## [Task statement]
Copy out each line that includes the word "matplotlib".

## [Given material]

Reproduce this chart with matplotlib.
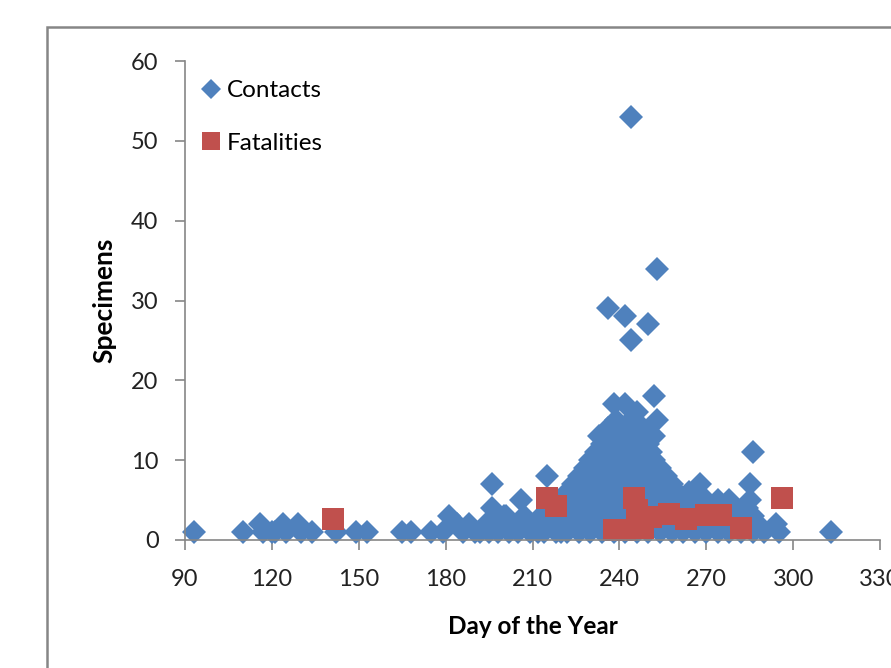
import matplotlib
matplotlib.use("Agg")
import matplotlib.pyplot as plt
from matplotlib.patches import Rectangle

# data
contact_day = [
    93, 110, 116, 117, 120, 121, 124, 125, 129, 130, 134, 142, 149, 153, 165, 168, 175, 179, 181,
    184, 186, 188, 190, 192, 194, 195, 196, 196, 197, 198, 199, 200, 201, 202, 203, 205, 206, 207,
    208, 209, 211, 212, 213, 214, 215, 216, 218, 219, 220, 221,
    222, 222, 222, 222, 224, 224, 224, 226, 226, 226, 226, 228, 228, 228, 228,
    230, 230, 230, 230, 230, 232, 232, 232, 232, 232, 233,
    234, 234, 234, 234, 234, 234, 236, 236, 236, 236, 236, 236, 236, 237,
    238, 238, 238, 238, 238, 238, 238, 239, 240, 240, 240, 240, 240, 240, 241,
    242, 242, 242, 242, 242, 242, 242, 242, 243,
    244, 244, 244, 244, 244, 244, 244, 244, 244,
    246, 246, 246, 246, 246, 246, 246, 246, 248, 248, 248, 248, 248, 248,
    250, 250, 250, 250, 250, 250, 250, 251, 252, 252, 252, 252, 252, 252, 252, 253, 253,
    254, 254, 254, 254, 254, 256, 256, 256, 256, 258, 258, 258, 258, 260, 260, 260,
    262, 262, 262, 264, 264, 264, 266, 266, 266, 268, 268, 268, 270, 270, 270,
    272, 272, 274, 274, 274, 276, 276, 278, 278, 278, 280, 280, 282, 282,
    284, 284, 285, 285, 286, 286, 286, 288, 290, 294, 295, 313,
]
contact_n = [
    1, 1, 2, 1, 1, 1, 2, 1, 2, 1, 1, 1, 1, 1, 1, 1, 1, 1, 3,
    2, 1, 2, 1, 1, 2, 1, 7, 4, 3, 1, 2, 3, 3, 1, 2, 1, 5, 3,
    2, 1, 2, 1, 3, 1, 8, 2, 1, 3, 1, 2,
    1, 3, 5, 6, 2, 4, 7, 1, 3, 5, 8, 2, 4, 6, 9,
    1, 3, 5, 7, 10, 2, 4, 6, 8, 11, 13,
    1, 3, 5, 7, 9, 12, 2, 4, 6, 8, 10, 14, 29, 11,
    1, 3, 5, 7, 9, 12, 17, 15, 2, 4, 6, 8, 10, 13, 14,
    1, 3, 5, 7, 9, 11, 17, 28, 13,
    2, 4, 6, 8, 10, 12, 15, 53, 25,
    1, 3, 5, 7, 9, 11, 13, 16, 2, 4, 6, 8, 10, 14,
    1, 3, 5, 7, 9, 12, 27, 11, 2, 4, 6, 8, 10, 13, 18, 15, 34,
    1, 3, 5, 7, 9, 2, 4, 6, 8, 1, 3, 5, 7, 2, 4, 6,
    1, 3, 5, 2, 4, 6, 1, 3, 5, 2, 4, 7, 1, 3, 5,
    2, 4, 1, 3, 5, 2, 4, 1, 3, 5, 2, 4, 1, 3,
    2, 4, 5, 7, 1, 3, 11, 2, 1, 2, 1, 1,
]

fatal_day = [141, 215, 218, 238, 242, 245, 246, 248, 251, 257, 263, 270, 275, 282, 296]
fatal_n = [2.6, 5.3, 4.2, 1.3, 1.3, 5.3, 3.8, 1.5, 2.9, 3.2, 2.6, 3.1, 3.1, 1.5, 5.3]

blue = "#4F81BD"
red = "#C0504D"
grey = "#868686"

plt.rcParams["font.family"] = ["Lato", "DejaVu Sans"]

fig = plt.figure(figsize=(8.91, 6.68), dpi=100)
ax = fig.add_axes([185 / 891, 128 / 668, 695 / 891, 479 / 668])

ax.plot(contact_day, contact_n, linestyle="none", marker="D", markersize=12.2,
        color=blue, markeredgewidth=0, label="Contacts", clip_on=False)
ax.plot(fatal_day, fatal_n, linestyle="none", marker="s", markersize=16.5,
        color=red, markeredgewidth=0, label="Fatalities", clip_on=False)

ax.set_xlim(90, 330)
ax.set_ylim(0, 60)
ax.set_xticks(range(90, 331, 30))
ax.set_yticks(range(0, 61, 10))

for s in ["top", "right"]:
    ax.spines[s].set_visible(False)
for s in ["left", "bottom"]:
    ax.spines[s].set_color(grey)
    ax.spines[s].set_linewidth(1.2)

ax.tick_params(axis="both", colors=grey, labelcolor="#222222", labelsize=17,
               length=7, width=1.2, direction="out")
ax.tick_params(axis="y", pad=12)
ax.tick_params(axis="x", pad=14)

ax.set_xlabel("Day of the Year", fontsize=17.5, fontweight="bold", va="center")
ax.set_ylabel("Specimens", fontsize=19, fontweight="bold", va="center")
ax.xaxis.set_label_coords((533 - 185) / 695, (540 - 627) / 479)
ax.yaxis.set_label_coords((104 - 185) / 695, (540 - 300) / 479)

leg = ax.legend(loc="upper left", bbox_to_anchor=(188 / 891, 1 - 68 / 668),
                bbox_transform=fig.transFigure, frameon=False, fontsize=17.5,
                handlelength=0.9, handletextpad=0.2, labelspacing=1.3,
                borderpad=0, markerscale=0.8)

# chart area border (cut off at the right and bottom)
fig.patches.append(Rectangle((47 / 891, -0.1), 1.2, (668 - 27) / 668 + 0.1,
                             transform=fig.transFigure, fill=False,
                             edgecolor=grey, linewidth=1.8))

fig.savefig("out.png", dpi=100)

## [Solution]
Reproduce this chart with matplotlib.
import matplotlib
matplotlib.use("Agg")
import matplotlib.pyplot as plt
from matplotlib.patches import Rectangle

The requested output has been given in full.